» **WHAT YOU NEED TO DO**
Copy out all of the material, matching it word for word.

─── SUPPLIED INFORMATION ───

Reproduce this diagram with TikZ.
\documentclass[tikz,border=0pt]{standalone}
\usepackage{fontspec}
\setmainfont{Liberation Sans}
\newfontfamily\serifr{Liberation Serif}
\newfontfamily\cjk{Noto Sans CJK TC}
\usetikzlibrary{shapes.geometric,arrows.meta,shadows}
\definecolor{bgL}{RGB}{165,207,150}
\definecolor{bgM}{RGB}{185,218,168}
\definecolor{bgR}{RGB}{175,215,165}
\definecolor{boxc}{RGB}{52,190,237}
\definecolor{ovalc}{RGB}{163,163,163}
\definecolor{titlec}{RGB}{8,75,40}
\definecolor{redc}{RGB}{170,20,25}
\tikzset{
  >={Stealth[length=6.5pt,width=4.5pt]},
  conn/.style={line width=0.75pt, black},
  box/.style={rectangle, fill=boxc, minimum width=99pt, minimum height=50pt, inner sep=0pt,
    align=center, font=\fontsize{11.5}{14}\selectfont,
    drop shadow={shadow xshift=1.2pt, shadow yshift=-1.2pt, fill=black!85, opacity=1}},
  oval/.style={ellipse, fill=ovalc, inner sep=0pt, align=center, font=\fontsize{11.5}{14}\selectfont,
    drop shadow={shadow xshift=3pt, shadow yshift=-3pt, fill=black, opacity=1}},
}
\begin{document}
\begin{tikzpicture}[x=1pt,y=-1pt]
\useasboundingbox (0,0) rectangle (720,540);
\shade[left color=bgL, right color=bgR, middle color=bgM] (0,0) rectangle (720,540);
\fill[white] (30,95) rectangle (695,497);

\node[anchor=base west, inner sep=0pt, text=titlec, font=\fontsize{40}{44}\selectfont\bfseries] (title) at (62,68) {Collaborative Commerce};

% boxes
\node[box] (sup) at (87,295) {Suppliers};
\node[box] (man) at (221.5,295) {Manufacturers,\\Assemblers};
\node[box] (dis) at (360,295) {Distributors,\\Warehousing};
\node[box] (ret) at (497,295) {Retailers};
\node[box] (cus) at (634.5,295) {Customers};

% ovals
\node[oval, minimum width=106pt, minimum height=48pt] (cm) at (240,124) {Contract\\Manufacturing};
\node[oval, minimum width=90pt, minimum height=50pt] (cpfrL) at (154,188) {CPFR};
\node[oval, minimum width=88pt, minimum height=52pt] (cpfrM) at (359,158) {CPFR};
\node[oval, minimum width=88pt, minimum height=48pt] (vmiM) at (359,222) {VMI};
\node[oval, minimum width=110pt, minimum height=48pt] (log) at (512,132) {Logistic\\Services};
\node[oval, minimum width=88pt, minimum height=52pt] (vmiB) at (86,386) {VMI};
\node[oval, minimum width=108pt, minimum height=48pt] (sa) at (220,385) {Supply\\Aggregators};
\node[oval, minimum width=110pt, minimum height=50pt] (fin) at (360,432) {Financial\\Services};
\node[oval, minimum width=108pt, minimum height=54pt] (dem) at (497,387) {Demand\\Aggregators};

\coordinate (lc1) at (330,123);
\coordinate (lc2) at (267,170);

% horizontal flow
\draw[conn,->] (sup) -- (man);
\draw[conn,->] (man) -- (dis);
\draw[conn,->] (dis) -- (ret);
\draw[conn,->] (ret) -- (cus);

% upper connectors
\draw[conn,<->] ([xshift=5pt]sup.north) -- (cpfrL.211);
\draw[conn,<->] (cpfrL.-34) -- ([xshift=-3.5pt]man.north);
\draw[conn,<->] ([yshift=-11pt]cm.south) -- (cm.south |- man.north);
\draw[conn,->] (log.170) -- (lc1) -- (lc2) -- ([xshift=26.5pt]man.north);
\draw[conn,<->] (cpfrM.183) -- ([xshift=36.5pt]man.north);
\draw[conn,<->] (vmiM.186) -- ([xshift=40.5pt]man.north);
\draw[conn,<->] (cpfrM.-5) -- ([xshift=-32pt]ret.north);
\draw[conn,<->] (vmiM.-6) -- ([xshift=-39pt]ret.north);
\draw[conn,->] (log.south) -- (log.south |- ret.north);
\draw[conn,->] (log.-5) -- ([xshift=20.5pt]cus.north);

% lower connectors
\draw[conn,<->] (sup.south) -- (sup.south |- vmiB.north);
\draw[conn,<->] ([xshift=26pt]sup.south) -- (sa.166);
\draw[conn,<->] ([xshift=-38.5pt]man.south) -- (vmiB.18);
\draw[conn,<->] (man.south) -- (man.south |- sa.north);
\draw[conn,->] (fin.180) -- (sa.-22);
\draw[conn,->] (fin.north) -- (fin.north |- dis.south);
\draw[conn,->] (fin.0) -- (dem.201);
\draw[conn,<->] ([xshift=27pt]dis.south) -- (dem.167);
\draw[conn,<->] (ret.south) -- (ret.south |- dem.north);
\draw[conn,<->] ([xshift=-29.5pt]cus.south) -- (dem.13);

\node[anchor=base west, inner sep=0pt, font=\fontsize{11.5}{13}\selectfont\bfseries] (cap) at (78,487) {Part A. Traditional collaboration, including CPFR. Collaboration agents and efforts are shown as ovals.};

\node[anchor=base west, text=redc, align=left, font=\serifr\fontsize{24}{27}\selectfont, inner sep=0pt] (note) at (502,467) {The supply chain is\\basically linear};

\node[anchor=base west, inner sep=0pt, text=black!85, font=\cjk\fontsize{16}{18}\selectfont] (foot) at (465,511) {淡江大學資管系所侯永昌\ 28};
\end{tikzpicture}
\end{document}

───

» **ANSWER BELOW**
Reproduce this diagram with TikZ.
\documentclass[tikz,border=0pt]{standalone}
\usepackage{fontspec}
\setmainfont{Liberation Sans}
\newfontfamily\serifr{Liberation Serif}
\newfontfamily\cjk{Noto Sans CJK TC}
\usetikzlibrary{shapes.geometric,arrows.meta,shadows}
\definecolor{bgL}{RGB}{165,207,150}
\definecolor{bgM}{RGB}{185,218,168}
\definecolor{bgR}{RGB}{175,215,165}
\definecolor{boxc}{RGB}{52,190,237}
\definecolor{ovalc}{RGB}{163,163,163}
\definecolor{titlec}{RGB}{8,75,40}
\definecolor{redc}{RGB}{170,20,25}
\tikzset{
  >={Stealth[length=6.5pt,width=4.5pt]},
  conn/.style={line width=0.75pt, black},
  box/.style={rectangle, fill=boxc, minimum width=99pt, minimum height=50pt, inner sep=0pt,
    align=center, font=\fontsize{11.5}{14}\selectfont,
    drop shadow={shadow xshift=1.2pt, shadow yshift=-1.2pt, fill=black!85, opacity=1}},
  oval/.style={ellipse, fill=ovalc, inner sep=0pt, align=center, font=\fontsize{11.5}{14}\selectfont,
    drop shadow={shadow xshift=3pt, shadow yshift=-3pt, fill=black, opacity=1}},
}
\begin{document}
\begin{tikzpicture}[x=1pt,y=-1pt]
\useasboundingbox (0,0) rectangle (720,540);
\shade[left color=bgL, right color=bgR, middle color=bgM] (0,0) rectangle (720,540);
\fill[white] (30,95) rectangle (695,497);

\node[anchor=base west, inner sep=0pt, text=titlec, font=\fontsize{40}{44}\selectfont\bfseries] (title) at (62,68) {Collaborative Commerce};

% boxes
\node[box] (sup) at (87,295) {Suppliers};
\node[box] (man) at (221.5,295) {Manufacturers,\\Assemblers};
\node[box] (dis) at (360,295) {Distributors,\\Warehousing};
\node[box] (ret) at (497,295) {Retailers};
\node[box] (cus) at (634.5,295) {Customers};

% ovals
\node[oval, minimum width=106pt, minimum height=48pt] (cm) at (240,124) {Contract\\Manufacturing};
\node[oval, minimum width=90pt, minimum height=50pt] (cpfrL) at (154,188) {CPFR};
\node[oval, minimum width=88pt, minimum height=52pt] (cpfrM) at (359,158) {CPFR};
\node[oval, minimum width=88pt, minimum height=48pt] (vmiM) at (359,222) {VMI};
\node[oval, minimum width=110pt, minimum height=48pt] (log) at (512,132) {Logistic\\Services};
\node[oval, minimum width=88pt, minimum height=52pt] (vmiB) at (86,386) {VMI};
\node[oval, minimum width=108pt, minimum height=48pt] (sa) at (220,385) {Supply\\Aggregators};
\node[oval, minimum width=110pt, minimum height=50pt] (fin) at (360,432) {Financial\\Services};
\node[oval, minimum width=108pt, minimum height=54pt] (dem) at (497,387) {Demand\\Aggregators};

\coordinate (lc1) at (330,123);
\coordinate (lc2) at (267,170);

% horizontal flow
\draw[conn,->] (sup) -- (man);
\draw[conn,->] (man) -- (dis);
\draw[conn,->] (dis) -- (ret);
\draw[conn,->] (ret) -- (cus);

% upper connectors
\draw[conn,<->] ([xshift=5pt]sup.north) -- (cpfrL.211);
\draw[conn,<->] (cpfrL.-34) -- ([xshift=-3.5pt]man.north);
\draw[conn,<->] ([yshift=-11pt]cm.south) -- (cm.south |- man.north);
\draw[conn,->] (log.170) -- (lc1) -- (lc2) -- ([xshift=26.5pt]man.north);
\draw[conn,<->] (cpfrM.183) -- ([xshift=36.5pt]man.north);
\draw[conn,<->] (vmiM.186) -- ([xshift=40.5pt]man.north);
\draw[conn,<->] (cpfrM.-5) -- ([xshift=-32pt]ret.north);
\draw[conn,<->] (vmiM.-6) -- ([xshift=-39pt]ret.north);
\draw[conn,->] (log.south) -- (log.south |- ret.north);
\draw[conn,->] (log.-5) -- ([xshift=20.5pt]cus.north);

% lower connectors
\draw[conn,<->] (sup.south) -- (sup.south |- vmiB.north);
\draw[conn,<->] ([xshift=26pt]sup.south) -- (sa.166);
\draw[conn,<->] ([xshift=-38.5pt]man.south) -- (vmiB.18);
\draw[conn,<->] (man.south) -- (man.south |- sa.north);
\draw[conn,->] (fin.180) -- (sa.-22);
\draw[conn,->] (fin.north) -- (fin.north |- dis.south);
\draw[conn,->] (fin.0) -- (dem.201);
\draw[conn,<->] ([xshift=27pt]dis.south) -- (dem.167);
\draw[conn,<->] (ret.south) -- (ret.south |- dem.north);
\draw[conn,<->] ([xshift=-29.5pt]cus.south) -- (dem.13);

\node[anchor=base west, inner sep=0pt, font=\fontsize{11.5}{13}\selectfont\bfseries] (cap) at (78,487) {Part A. Traditional collaboration, including CPFR. Collaboration agents and efforts are shown as ovals.};

\node[anchor=base west, text=redc, align=left, font=\serifr\fontsize{24}{27}\selectfont, inner sep=0pt] (note) at (502,467) {The supply chain is\\basically linear};

\node[anchor=base west, inner sep=0pt, text=black!85, font=\cjk\fontsize{16}{18}\selectfont] (foot) at (465,511) {淡江大學資管系所侯永昌\ 28};
\end{tikzpicture}
\end{document}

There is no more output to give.